When I arrived at Palm Beach Atlantic University (PBA) as a transfer student, I had come a long way from wanting to be a NASCAR driver. I had my sights on becoming a youth pastor. However, I had no idea that was about to change, thanks to some people with a special heart for helping others.
Johnson Scholarship Foundation creators Theodore R. Johnson and his wife, Vivian Chesley Macleod Johnson, recognized the importance of helping people who were less fortunate, and so did PBA’s founders. One of PBA’s longest running traditions is Workship. This term was created by Doris Moody, the wife of PBA’s founding President Dr. Jess Moody. The Moodys believed that students who have been called to PBA were also called to be servant leaders in their community. Doris had combined the words “work” and “worship” because she saw the volunteer work in our community as a form of worship to the Lord. As a faith-based institution, PBA believes that one of God’s commandments is to serve and love others. Students learn how to respond to the needs in the community. Today, as the director of Workship, I have an opportunity to help students use their volunteerism as a way to discover their life-callings.
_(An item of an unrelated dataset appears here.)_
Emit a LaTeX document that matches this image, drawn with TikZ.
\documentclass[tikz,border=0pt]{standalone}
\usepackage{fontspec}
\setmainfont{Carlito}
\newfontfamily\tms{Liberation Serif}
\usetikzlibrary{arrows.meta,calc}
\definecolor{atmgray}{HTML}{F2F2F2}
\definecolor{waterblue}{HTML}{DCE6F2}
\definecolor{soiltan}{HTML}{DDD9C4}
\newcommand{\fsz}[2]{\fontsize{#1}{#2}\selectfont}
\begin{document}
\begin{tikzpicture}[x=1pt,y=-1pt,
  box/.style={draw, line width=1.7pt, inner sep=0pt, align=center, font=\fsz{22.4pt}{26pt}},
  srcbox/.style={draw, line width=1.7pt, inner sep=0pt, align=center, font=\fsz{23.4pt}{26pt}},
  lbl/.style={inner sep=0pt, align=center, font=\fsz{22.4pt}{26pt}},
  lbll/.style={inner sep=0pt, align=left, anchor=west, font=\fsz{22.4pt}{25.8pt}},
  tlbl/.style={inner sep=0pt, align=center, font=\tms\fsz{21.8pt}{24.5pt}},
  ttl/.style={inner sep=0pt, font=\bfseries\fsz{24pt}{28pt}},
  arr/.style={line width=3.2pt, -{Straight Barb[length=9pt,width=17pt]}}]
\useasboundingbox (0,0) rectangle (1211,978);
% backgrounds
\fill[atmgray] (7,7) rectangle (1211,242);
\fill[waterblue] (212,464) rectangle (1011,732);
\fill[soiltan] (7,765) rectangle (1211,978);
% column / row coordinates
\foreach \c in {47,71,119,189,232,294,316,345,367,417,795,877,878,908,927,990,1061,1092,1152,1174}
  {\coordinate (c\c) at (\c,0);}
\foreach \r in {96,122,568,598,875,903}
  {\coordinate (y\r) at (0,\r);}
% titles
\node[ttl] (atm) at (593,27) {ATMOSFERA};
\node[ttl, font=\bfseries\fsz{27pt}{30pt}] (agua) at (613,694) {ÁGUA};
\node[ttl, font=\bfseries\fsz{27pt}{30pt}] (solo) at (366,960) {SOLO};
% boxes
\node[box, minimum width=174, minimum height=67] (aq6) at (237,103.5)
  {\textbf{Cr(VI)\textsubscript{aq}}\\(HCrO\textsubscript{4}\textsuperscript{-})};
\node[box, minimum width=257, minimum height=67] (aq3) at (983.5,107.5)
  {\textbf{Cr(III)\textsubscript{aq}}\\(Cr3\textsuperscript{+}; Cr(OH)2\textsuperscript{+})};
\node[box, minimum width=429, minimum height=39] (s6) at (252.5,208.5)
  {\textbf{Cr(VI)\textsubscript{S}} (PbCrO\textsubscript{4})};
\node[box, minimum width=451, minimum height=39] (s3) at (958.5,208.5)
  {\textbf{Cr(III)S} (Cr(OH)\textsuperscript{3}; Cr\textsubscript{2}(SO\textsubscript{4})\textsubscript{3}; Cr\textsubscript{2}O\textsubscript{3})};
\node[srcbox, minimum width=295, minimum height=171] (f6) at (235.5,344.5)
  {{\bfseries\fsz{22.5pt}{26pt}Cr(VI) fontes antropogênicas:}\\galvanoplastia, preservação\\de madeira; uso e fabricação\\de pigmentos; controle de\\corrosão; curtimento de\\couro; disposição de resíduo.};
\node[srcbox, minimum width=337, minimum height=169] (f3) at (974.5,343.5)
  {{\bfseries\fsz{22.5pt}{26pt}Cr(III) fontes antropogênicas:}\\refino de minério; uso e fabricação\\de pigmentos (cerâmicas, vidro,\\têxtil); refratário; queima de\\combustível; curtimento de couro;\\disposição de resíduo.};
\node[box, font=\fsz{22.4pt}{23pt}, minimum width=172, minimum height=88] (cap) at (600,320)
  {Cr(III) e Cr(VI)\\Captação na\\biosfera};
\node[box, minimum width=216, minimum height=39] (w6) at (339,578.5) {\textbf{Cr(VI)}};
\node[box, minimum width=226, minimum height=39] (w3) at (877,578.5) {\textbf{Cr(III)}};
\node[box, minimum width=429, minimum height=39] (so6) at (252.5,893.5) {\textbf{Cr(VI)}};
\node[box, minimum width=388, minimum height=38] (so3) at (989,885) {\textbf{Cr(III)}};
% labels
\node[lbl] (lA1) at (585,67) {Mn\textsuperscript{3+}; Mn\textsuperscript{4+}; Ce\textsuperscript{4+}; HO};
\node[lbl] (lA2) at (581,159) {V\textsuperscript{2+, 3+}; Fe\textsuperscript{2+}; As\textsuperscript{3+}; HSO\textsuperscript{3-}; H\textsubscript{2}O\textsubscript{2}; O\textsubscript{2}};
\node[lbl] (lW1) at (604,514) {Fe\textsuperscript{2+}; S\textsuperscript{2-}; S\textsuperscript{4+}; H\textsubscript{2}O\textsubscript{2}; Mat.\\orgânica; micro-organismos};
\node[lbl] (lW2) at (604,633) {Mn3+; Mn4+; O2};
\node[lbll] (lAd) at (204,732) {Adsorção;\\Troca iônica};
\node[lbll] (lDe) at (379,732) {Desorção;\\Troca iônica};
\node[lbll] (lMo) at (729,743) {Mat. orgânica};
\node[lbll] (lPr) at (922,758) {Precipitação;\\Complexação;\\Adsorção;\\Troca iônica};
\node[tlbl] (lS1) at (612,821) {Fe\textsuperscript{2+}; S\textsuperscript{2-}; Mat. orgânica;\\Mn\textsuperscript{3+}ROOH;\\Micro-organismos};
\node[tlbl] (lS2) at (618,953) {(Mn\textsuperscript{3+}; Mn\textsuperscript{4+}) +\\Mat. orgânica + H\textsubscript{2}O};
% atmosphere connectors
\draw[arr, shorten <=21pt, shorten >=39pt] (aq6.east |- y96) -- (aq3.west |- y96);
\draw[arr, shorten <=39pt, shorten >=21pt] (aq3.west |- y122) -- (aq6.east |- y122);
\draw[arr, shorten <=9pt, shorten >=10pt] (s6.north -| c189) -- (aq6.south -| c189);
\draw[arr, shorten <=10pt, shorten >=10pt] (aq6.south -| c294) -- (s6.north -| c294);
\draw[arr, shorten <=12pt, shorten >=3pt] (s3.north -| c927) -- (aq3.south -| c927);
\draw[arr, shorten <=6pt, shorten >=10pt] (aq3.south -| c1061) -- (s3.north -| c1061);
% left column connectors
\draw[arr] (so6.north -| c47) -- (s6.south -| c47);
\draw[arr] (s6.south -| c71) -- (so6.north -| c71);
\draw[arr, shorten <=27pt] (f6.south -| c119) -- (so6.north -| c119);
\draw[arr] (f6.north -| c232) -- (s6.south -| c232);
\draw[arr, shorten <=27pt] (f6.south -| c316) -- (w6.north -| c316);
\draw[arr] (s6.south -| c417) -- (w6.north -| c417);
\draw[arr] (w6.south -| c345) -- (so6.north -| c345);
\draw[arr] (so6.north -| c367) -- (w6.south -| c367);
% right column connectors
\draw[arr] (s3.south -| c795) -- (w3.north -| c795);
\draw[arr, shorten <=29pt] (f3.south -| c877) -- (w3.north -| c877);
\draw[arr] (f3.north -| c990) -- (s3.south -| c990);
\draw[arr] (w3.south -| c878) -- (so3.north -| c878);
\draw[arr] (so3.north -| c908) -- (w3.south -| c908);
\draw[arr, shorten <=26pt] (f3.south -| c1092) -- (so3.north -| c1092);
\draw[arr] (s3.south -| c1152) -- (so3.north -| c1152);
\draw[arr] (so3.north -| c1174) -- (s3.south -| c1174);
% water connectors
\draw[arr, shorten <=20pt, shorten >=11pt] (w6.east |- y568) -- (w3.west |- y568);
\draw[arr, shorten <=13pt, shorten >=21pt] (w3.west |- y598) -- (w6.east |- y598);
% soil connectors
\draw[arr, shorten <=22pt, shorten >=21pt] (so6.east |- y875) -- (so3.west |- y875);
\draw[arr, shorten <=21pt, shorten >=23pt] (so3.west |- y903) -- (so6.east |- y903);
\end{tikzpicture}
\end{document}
Johnson Scholar Judson Crawford was one student I had the pleasure of mentoring through the Workship program. He came to West Palm Beach from rural Georgia to study psychology, and the Johnson Scholarship helped make his PBA education possible. He quickly became involved with the Rosemary Village Afterschool Program in partnership with The Tabernacle Church. Through this program, Judson worked with inner-city youth. He helped them with homework and taught them important life lessons. The children who participated looked up to Judson as an older brother. He was the strong and positive male figure that so many of the children were missing in their lives. Judson saw the positive impact that he had with the children.
As an educational institution, PBA shares the Johnson Scholarship Foundation’s conviction that education is the best means to empower people. Judson’s PBA education in psychology empowered him to empower the families served by the Rosemary Village Afterschool Program. Because of his education, Judson understood why the children acted the way they did, and he communicated more effectively with them and their parents. In 2018, the Newman Civic Fellowship recognized Judson for his work with the Rosemary program, naming him a member of the 2018-2019 cohort. Judson’s volunteer work and psychology studies eventually led him to a career in law enforcement. Graduating in 2019, Judson landed a spot with the St. Johns County Sheriff’s Office.
It is stories like Judson’s that inspire me in my work. When I arrived at PBA in 2011, I thought I would be on a church staff after graduation. Instead, I discovered that student ministry could be done as a teacher, mentor, or even working alongside volunteers. I fell in love with PBA and did not want to leave when I graduated in 2013. When the opportunity arose to work with the Workship community service program, I took it! Here I am, over eight years later, loving every moment of what I get to do for the students and my community.
When students step foot on campus, we want them to dream and explore their interests. Our hope is that they discover their life-calling through their experiences and are recognized for their hard work. Judson was one of many Johnson Scholars at PBA who discovered his dream career through his community service.